TASK
Retype nothing but the lines from the start of the material up to and including the line with "import * as". Pictures don't belong in the copy.

DATA RECORDS

-- start --

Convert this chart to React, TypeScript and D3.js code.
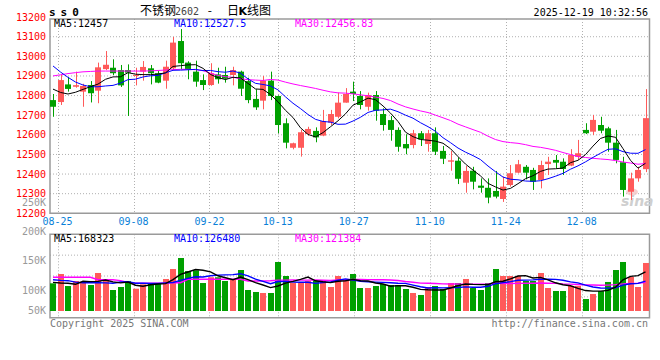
import React from "react";
import * as d3 from "d3";

const dates = [
  "08-22",
  "08-25","08-26","08-27","08-28","08-29",
  "09-01","09-02","09-03","09-04","09-05",
  "09-08","09-09","09-10","09-11","09-12",
  "09-15","09-16","09-17","09-18","09-19",
  "09-22","09-23","09-24","09-25","09-26",
  "09-29","09-30",
  "10-09","10-10",
  "10-13","10-14","10-15","10-16","10-17",
  "10-20","10-21","10-22","10-23","10-24",
  "10-27","10-28","10-29","10-30","10-31",
  "11-03","11-04","11-05","11-06","11-07",
  "11-10","11-11","11-12","11-13","11-14",
  "11-17","11-18","11-19","11-20","11-21",
  "11-24","11-25","11-26","11-27","11-28",
  "12-01","12-02","12-03","12-04","12-05",
  "12-08","12-09","12-10","12-11","12-12",
  "12-15","12-16","12-17","12-18","12-19",
];

const opens = [
  12777,12767,12857,12845,12820,12854,12825,12935,12942,12930,
  12930,12900,12922,12939,12914,12876,12939,13078,12968,12922,
  12879,12854,12908,12905,12905,12922,12874,12783,12774,12876,
  12798,12659,12534,12534,12604,12620,12596,12662,12692,12764,
  12820,12798,12743,12803,12706,12675,12625,12553,12548,12608,
  12553,12608,12518,12463,12468,12356,12417,12341,12330,12314,
  12273,12344,12407,12437,12421,12370,12451,12472,12463,12443,
  12488,12625,12616,12650,12633,12560,12460,12310,12378,12425,
];
const highs = [
  12808,12905,12895,12922,12860,12874,12968,13027,12985,12956,
  12959,12942,12976,12956,12925,12978,13099,13139,12975,12978,
  12908,12965,12942,12947,12947,12927,12891,12832,12900,12922,
  12800,12684,12560,12625,12641,12638,12727,12727,12815,12838,
  12871,12823,12815,12823,12735,12696,12638,12603,12625,12619,
  12625,12638,12543,12518,12485,12441,12437,12378,12378,12416,
  12387,12446,12472,12446,12432,12468,12488,12497,12480,12527,
  12574,12659,12701,12692,12641,12625,12488,12407,12437,12833,
];
const lows = [
  12692,12752,12820,12840,12743,12765,12761,12930,12905,12844,
  12696,12852,12876,12857,12863,12835,12930,12935,12883,12845,
  12828,12850,12861,12866,12852,12798,12761,12727,12730,12777,
  12608,12531,12526,12489,12595,12562,12593,12650,12684,12764,
  12772,12730,12723,12672,12621,12570,12514,12501,12531,12543,
  12514,12497,12451,12417,12349,12305,12322,12305,12251,12276,
  12258,12336,12404,12373,12319,12327,12395,12429,12395,12440,
  12472,12604,12599,12608,12514,12455,12285,12268,12361,12410,
];
const closes = [
  12743,12879,12834,12853,12849,12812,12944,12957,12914,12852,
  12917,12905,12946,12914,12866,12947,13070,12965,12934,12871,
  12854,12914,12883,12886,12930,12835,12777,12740,12876,12798,
  12650,12560,12557,12613,12630,12587,12670,12706,12764,12808,
  12808,12752,12803,12723,12650,12625,12539,12531,12608,12577,
  12608,12514,12478,12470,12376,12416,12361,12330,12280,12285,
  12336,12404,12450,12407,12361,12446,12463,12458,12426,12497,
  12506,12608,12676,12621,12560,12472,12319,12378,12421,12685,
];
const volumes = [
  111400,127300,106800,115400,113700,108500,129000,118300,100000,105100,
  115400,102200,109700,111900,111900,118800,135800,154600,132400,133600,
  111900,121700,121700,115400,117100,134100,100000,96600,94900,94900,
  147800,123900,111900,111900,115400,115400,115400,105100,123900,118800,
  127300,103400,103400,106800,110200,108500,108500,101700,94900,91500,
  105100,106800,101700,111900,111900,118800,103400,100000,111900,135800,
  123900,123900,123900,115400,115400,129000,103400,98300,98300,107000,
  107000,84600,93200,98300,113700,134100,147800,122200,105100,146100,
];

// moving-average values at the start of the window (computed before 08-22)
const priceMa5Lead = [12833, 12816, 12808, 12817];
const priceMa10Lead = [12951, 12920, 12893, 12869, 12854, 12845, 12845, 12849, 12852];
const priceMa30Lead = [
  12900,12906,12912,12917,12921,12923,12925,12925,12925,12925,
  12925,12925,12925,12926,12928,12930,12932,12934,12934,12932,
  12927,12914,12903,12896,12893,12886,12881,12879,12877,
];
const volMa5Lead = [113000, 112000, 111400, 109700];
const volMa10Lead = [117500, 116500, 115900, 113500, 112500, 112500, 112500, 112200, 111500];
const volMa30Lead = [
  121700,121700,121700,121700,121700,121700,117500,117500,117500,116000,
  113000,111400,111400,111400,111400,111400,112500,112500,118300,118300,
  118300,118300,118300,118300,118300,118300,115400,115400,115400,
];

const dateTicks = ["08-25", "09-08", "09-22", "10-13", "10-27", "11-10", "11-24", "12-08"];
const priceTicks = [13200, 13100, 13000, 12900, 12800, 12700, 12600, 12500, 12400, 12300, 12200];
const volTicks = [250000, 200000, 150000, 100000, 50000];

const RED = "#ff5a5a";
const GREEN = "#00a000";
const MONO = "'DejaVu Sans Mono', 'Liberation Mono', monospace";
const CJK = "'Noto Sans CJK SC', sans-serif";

function movingAvg(values: number[], n: number, lead: number[]) {
  return values.map((_, i) =>
    i < n - 1 ? lead[i] : (d3.mean(values.slice(i - n + 1, i + 1)) as number)
  );
}

export default function App() {
  const L = 50, R = 650;
  const xBar = d3.scaleLinear().domain([0, dates.length]).range([L, R]);
  const xGrid = d3.scaleLinear().domain([0, dates.length - 1]).range([L, R]);
  const yP = d3.scaleLinear().domain([12200, 13200]).range([213.3, 17.1]);
  const yV = d3.scaleLinear().domain([50000, 250000]).range([319.3, 202.1]);
  const vBase = 311;
  const bw = 6;
  const cx = (i: number) => xBar(i) + bw / 2;

  const pTop = 19, pBot = 213.3;
  const vTop = 234.3, vBot = 317.7;
  const rEdge = 649.5;

  const pm5 = movingAvg(closes, 5, priceMa5Lead);
  const pm10 = movingAvg(closes, 10, priceMa10Lead);
  const pm30 = movingAvg(closes, 30, priceMa30Lead);
  const vm5 = movingAvg(volumes, 5, volMa5Lead);
  const vm10 = movingAvg(volumes, 10, volMa10Lead);
  const vm30 = movingAvg(volumes, 30, volMa30Lead);

  const pLine = d3.line<number>().x((_, i) => cx(i)).y((d) => yP(d));
  const vLine = d3.line<number>().x((_, i) => cx(i)).y((d) => yV(d));

  const gridStroke = "#b0b0b0";
  const frame = "#9a9a9a";
  const vQuarter = [1, 2, 3].map((k) => vTop + ((vBot - vTop) * k) / 4);

  return (
    <svg
      width={660}
      height={360}
      style={{ position: "absolute", left: 0, top: 0, background: "#fff" }}
    >
      <rect x={0} y={0} width={660} height={360} fill="#fff" />

      {/* header */}
      <text x={49} y={16} fontFamily={MONO} fontSize={11} fontWeight="bold" letterSpacing={5} fill="#000">
        ss0
      </text>
      <text y={15} fill="#000" fontSize={12} fontFamily={CJK}>
        <tspan x={140}>不锈钢</tspan>
        <tspan x={175} fontFamily={MONO} fontSize={10} fill="#444">2602</tspan>
        <tspan x={205}> - </tspan>
        <tspan x={227}>日</tspan>
        <tspan x={238.5} fontWeight="bold" fontFamily="'DejaVu Sans', sans-serif" fontSize={11}>K</tspan>
        <tspan x={247}>线图</tspan>
      </text>
      <text x={648} y={15.5} textAnchor="end" fontFamily={MONO} fontSize={10} fill="#000">
        2025-12-19 10:32:56
      </text>

      {/* price grid */}
      {priceTicks.slice(1, -1).map((t) => (
        <line key={"pg" + t} x1={L} x2={rEdge} y1={yP(t)} y2={yP(t)} stroke={gridStroke} strokeDasharray="1,2" />
      ))}
      {dateTicks.map((d) => {
        const gx = Math.round(xGrid(dates.indexOf(d))) + 0.5;
        return (
          <g key={"vg" + d}>
            <line x1={gx} x2={gx} y1={pTop} y2={pBot} stroke={gridStroke} strokeDasharray="1,2" />
            <line x1={gx} x2={gx} y1={vTop} y2={vBot} stroke={gridStroke} strokeDasharray="1,2" />
          </g>
        );
      })}
      {vQuarter.map((y) => (
        <line key={"vq" + y} x1={L} x2={rEdge} y1={y} y2={y} stroke={gridStroke} strokeDasharray="1,2" />
      ))}

      {/* frames */}
      <path d={`M${L},${pTop}H${rEdge}V${pBot}H${L}Z`} fill="none" stroke={frame} strokeWidth={1.5} />
      <path d={`M${L},${vTop}H${rEdge}V${vBot}H${L}Z`} fill="none" stroke={frame} strokeWidth={1.5} />

      {/* watermark */}
      <ellipse cx={632} cy={192} rx={6} ry={3.5} fill="#f3c4c4" opacity={0.8} />
      <text x={621} y={206} fontFamily="'DejaVu Sans', sans-serif" fontStyle="italic" fontWeight="bold" fontSize={14} fill="#cfcfcf">
        sina
      </text>

      {/* candles */}
      {closes.map((c, i) => {
        const o = opens[i];
        const up = c >= o;
        const col = up ? RED : GREEN;
        const top = yP(Math.max(o, c));
        const bot = yP(Math.min(o, c));
        const wx = Math.round(cx(i)) + 0.5;
        return (
          <g key={"c" + i}>
            <line x1={wx} x2={wx} y1={yP(highs[i])} y2={yP(lows[i])} stroke={col} strokeWidth={1} />
            <rect x={Math.round(xBar(i))} y={top} width={bw} height={Math.max(1, bot - top)} fill={col} />
          </g>
        );
      })}

      {/* price MA lines */}
      <path d={pLine(pm30) || ""} fill="none" stroke="#ff00ff" strokeWidth={1} />
      <path d={pLine(pm10) || ""} fill="none" stroke="#0000ff" strokeWidth={1} />
      <path d={pLine(pm5) || ""} fill="none" stroke="#000" strokeWidth={1} />

      {/* price axis labels */}
      {priceTicks.map((t) => (
        <text key={"pl" + t} x={46} y={yP(t)} dy="0.35em" textAnchor="end" fontFamily={MONO} fontSize={10} fill="#ff0000">
          {t}
        </text>
      ))}

      {/* date labels */}
      {dateTicks.map((d) => (
        <text key={"dl" + d} x={xGrid(dates.indexOf(d))} y={225} textAnchor="middle" fontFamily={MONO} fontSize={10} fill="#0a7fd8">
          {d}
        </text>
      ))}

      {/* price MA legend */}
      <text x={54} y={27} fontFamily={MONO} fontSize={10} fill="#000">MA5:12457</text>
      <text x={174} y={27} fontFamily={MONO} fontSize={10} fill="#0000ff">MA10:12527.5</text>
      <text x={295} y={27} fontFamily={MONO} fontSize={10} fill="#ff00ff">MA30:12456.83</text>

      {/* volume bars */}
      {volumes.map((v, i) => {
        const up = closes[i] >= opens[i];
        const y = yV(v);
        return (
          <rect key={"v" + i} x={Math.round(xBar(i))} y={y} width={bw} height={vBase - y} fill={up ? RED : GREEN} />
        );
      })}

      {/* volume MA lines */}
      <path d={vLine(vm30) || ""} fill="none" stroke="#ff00ff" strokeWidth={1.4} />
      <path d={vLine(vm10) || ""} fill="none" stroke="#0000ff" strokeWidth={1.4} />
      <path d={vLine(vm5) || ""} fill="none" stroke="#000" strokeWidth={1.4} />

      {/* volume axis labels */}
      {volTicks.map((t) => (
        <text key={"vl" + t} x={46} y={Math.min(yV(t), 310)} dy="0.35em" textAnchor="end" fontFamily={MONO} fontSize={10} fill="#999">
          {t / 1000 + "K"}
        </text>
      ))}

      {/* volume MA legend */}
      <text x={54} y={241.5} fontFamily={MONO} fontSize={10} fill="#000">MA5:168323</text>
      <text x={174} y={241.5} fontFamily={MONO} fontSize={10} fill="#0000ff">MA10:126480</text>
      <text x={295} y={241.5} fontFamily={MONO} fontSize={10} fill="#ff00ff">MA30:121384</text>

      {/* footer */}
      <text x={50} y={327} fontFamily={MONO} fontSize={10} fill="#777">Copyright 2025 SINA.COM</text>
      <text x={648} y={327} textAnchor="end" fontFamily={MONO} fontSize={10} fill="#777">http://finance.sina.com.cn</text>
    </svg>
  );
}
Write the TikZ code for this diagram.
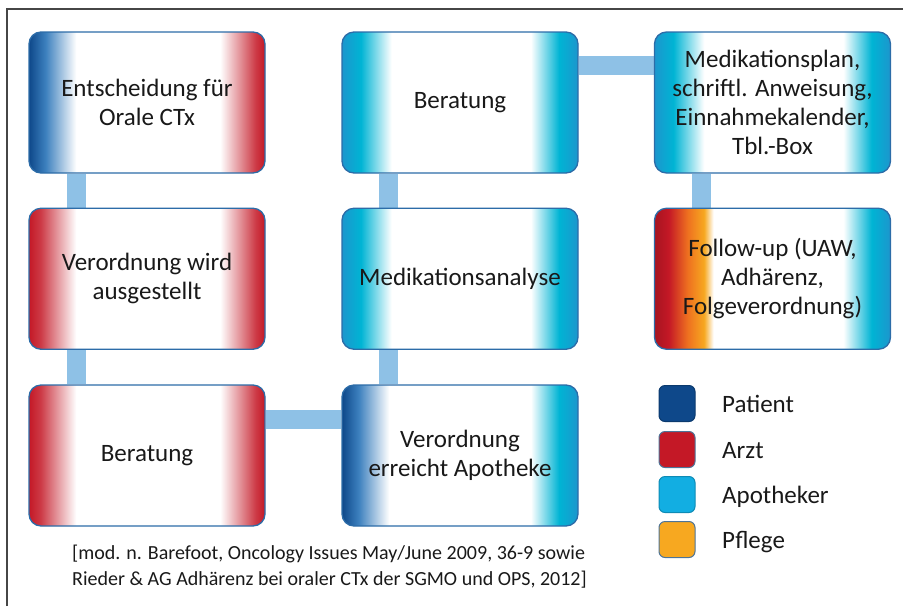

-- end --

RESULT OF THE EXERCISE
Convert this chart to React, TypeScript and D3.js code.
import React from "react";
import * as d3 from "d3";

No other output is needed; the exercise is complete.